§ Task instructions
Could you write out the opening lines of the data, word for word, stopping after the line that contains "</body></html>"?

§ Data extract

%%

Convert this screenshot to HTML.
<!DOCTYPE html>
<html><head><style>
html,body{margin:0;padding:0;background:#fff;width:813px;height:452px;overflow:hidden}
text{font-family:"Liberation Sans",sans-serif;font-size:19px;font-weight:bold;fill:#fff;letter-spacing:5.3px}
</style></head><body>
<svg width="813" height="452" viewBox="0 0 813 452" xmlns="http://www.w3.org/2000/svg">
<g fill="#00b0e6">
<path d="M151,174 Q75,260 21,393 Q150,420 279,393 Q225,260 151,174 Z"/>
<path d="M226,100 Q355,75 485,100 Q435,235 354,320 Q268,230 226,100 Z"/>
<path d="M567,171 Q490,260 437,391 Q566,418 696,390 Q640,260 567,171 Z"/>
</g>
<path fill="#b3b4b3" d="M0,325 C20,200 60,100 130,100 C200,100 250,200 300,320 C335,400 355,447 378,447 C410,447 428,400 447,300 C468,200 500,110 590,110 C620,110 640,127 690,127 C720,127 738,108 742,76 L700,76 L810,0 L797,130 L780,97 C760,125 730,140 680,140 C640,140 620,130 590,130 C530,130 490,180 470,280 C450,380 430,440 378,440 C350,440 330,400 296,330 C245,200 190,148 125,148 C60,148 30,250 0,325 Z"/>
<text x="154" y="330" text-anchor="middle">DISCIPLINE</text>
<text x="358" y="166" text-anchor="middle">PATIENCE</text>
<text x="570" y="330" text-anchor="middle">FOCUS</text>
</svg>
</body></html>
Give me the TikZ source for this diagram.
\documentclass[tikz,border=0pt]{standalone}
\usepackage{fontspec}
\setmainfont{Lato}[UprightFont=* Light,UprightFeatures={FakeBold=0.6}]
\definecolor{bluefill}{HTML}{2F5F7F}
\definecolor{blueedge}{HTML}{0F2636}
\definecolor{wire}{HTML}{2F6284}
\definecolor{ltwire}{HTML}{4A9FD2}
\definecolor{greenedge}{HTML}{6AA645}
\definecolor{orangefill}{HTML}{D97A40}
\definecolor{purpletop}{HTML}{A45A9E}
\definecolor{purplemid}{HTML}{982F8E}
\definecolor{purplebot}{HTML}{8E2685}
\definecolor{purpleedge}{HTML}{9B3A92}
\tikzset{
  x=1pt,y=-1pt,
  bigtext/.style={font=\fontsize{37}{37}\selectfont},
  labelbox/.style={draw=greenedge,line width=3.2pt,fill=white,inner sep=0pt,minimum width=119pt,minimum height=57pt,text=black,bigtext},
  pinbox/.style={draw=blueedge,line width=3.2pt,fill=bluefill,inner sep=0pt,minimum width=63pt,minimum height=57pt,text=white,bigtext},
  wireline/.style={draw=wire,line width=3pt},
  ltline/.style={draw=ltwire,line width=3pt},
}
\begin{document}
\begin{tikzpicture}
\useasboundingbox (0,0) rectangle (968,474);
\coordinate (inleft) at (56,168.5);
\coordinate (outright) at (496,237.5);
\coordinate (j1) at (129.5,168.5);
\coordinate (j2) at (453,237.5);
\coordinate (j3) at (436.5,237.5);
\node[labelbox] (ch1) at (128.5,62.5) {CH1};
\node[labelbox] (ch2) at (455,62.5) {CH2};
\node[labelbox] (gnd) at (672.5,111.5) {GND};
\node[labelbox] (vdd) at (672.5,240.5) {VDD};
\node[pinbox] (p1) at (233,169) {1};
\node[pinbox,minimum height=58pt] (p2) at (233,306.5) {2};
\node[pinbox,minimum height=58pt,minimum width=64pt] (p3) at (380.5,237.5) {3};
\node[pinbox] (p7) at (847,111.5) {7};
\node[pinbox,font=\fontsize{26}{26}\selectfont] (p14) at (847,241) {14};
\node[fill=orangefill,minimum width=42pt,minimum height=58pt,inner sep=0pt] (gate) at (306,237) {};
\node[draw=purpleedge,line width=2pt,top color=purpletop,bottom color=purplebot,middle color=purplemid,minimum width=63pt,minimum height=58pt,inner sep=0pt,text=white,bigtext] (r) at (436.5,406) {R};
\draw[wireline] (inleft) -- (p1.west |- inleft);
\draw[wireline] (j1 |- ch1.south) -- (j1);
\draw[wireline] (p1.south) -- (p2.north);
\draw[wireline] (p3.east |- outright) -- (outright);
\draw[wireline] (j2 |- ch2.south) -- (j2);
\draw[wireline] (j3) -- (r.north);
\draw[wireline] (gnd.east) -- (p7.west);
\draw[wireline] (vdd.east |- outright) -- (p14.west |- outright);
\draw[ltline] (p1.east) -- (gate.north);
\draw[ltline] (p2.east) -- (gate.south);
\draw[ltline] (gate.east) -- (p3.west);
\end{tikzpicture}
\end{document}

%%

§ Complete output
Convert this screenshot to HTML.
<!DOCTYPE html>
<html><head><style>
html,body{margin:0;padding:0;background:#fff;width:813px;height:452px;overflow:hidden}
text{font-family:"Liberation Sans",sans-serif;font-size:19px;font-weight:bold;fill:#fff;letter-spacing:5.3px}
</style></head><body>
<svg width="813" height="452" viewBox="0 0 813 452" xmlns="http://www.w3.org/2000/svg">
<g fill="#00b0e6">
<path d="M151,174 Q75,260 21,393 Q150,420 279,393 Q225,260 151,174 Z"/>
<path d="M226,100 Q355,75 485,100 Q435,235 354,320 Q268,230 226,100 Z"/>
<path d="M567,171 Q490,260 437,391 Q566,418 696,390 Q640,260 567,171 Z"/>
</g>
<path fill="#b3b4b3" d="M0,325 C20,200 60,100 130,100 C200,100 250,200 300,320 C335,400 355,447 378,447 C410,447 428,400 447,300 C468,200 500,110 590,110 C620,110 640,127 690,127 C720,127 738,108 742,76 L700,76 L810,0 L797,130 L780,97 C760,125 730,140 680,140 C640,140 620,130 590,130 C530,130 490,180 470,280 C450,380 430,440 378,440 C350,440 330,400 296,330 C245,200 190,148 125,148 C60,148 30,250 0,325 Z"/>
<text x="154" y="330" text-anchor="middle">DISCIPLINE</text>
<text x="358" y="166" text-anchor="middle">PATIENCE</text>
<text x="570" y="330" text-anchor="middle">FOCUS</text>
</svg>
</body></html>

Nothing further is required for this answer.